▶ **Material for the task**:
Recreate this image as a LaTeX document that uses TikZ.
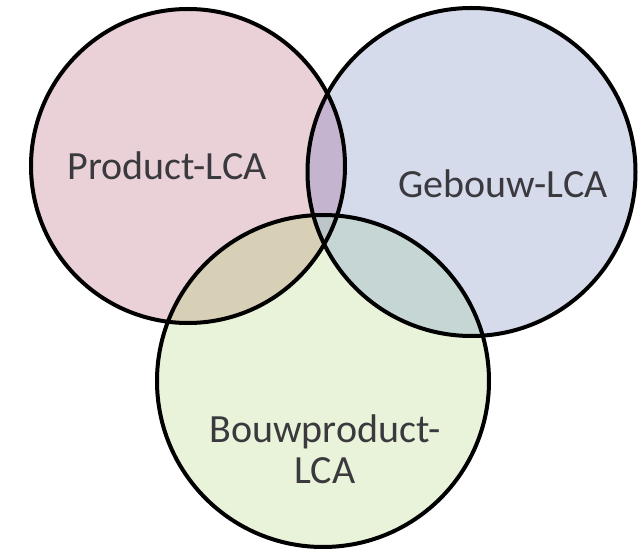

--

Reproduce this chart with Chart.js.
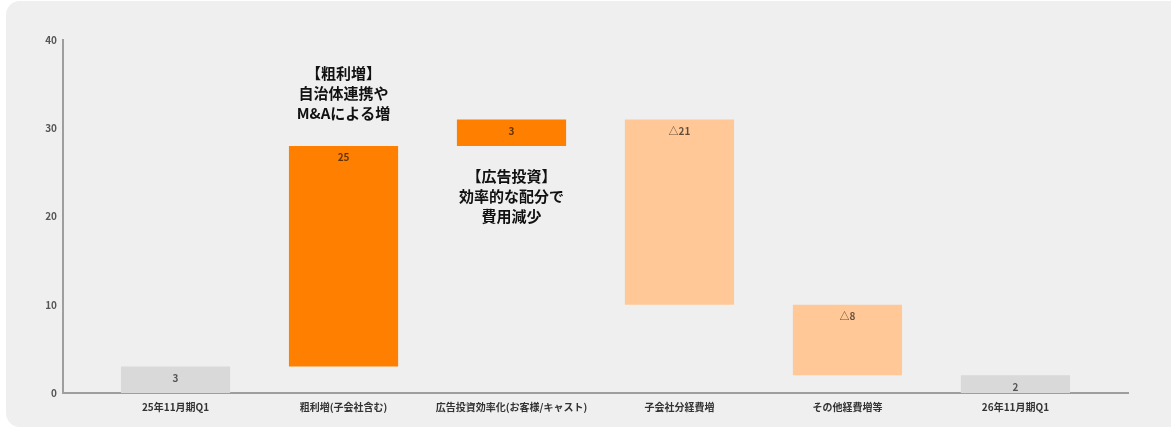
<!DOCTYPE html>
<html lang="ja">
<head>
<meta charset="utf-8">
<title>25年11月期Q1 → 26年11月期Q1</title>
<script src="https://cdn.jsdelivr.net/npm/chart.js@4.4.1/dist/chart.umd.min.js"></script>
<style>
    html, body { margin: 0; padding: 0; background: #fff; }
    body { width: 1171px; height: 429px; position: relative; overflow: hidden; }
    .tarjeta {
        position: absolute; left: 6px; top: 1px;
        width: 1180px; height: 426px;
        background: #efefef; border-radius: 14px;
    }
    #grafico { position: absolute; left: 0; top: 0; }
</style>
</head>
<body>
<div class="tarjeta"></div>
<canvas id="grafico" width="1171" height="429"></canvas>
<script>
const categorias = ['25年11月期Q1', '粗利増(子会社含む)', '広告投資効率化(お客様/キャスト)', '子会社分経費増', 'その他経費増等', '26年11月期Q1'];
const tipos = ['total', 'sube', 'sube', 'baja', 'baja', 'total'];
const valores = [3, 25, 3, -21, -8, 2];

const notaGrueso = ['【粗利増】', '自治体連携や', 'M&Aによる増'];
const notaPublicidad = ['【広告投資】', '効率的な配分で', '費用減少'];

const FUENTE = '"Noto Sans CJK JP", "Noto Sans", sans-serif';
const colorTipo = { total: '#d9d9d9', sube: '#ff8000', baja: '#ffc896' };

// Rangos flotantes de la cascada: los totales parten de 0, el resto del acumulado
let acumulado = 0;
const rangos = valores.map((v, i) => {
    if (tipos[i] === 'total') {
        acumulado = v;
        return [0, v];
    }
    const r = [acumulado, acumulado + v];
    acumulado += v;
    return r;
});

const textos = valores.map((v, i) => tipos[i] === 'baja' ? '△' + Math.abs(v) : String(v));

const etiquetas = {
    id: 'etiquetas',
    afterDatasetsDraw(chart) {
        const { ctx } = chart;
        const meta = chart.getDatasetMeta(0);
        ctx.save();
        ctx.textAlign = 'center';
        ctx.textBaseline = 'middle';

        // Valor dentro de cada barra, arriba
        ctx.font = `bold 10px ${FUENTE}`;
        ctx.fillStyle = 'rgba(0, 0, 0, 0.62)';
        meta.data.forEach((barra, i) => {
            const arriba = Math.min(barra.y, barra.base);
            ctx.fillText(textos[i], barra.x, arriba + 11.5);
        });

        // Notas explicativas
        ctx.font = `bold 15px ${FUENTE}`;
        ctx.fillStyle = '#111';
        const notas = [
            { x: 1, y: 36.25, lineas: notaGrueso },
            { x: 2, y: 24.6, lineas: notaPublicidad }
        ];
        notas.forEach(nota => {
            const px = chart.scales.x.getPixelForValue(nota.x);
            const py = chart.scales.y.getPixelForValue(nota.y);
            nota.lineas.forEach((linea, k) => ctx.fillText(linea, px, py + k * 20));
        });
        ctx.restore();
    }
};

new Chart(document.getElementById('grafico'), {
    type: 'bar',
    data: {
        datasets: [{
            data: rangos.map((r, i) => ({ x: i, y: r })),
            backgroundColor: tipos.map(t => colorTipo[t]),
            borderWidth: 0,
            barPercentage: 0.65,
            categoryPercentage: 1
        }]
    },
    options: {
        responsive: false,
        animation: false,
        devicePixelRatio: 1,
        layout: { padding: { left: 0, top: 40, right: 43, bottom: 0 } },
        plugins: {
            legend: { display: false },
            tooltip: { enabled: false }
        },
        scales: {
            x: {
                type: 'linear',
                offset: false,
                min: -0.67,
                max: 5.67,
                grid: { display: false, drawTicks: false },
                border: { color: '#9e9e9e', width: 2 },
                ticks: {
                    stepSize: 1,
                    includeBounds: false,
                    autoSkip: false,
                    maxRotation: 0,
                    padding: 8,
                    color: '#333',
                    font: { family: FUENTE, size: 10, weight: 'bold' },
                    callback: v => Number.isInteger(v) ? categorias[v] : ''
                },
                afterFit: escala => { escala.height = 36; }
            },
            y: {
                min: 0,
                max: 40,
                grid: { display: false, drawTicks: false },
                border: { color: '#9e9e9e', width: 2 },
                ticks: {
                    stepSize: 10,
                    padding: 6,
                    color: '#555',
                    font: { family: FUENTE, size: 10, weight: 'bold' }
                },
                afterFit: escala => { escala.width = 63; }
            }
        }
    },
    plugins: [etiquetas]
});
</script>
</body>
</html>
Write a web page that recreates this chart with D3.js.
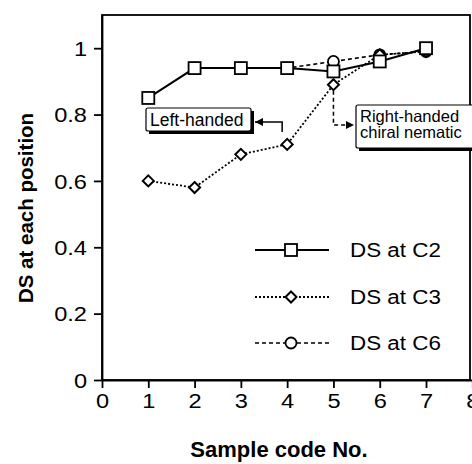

---

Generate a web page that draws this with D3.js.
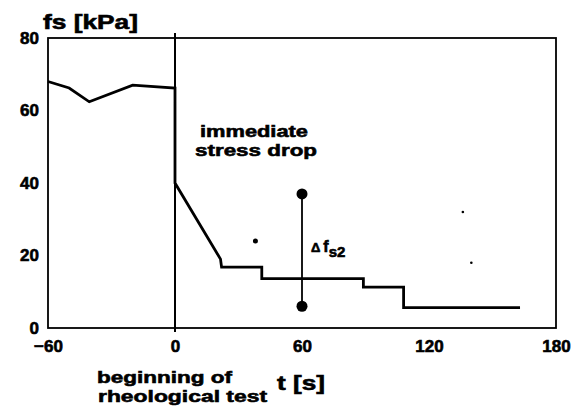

▶ **Task statement**:
Go through the material and select each line with the string "document" in it.

▶ **Answer in full**:
Recreate this image as a LaTeX document that uses TikZ.
new Chart(document.getElementById('grafico'), {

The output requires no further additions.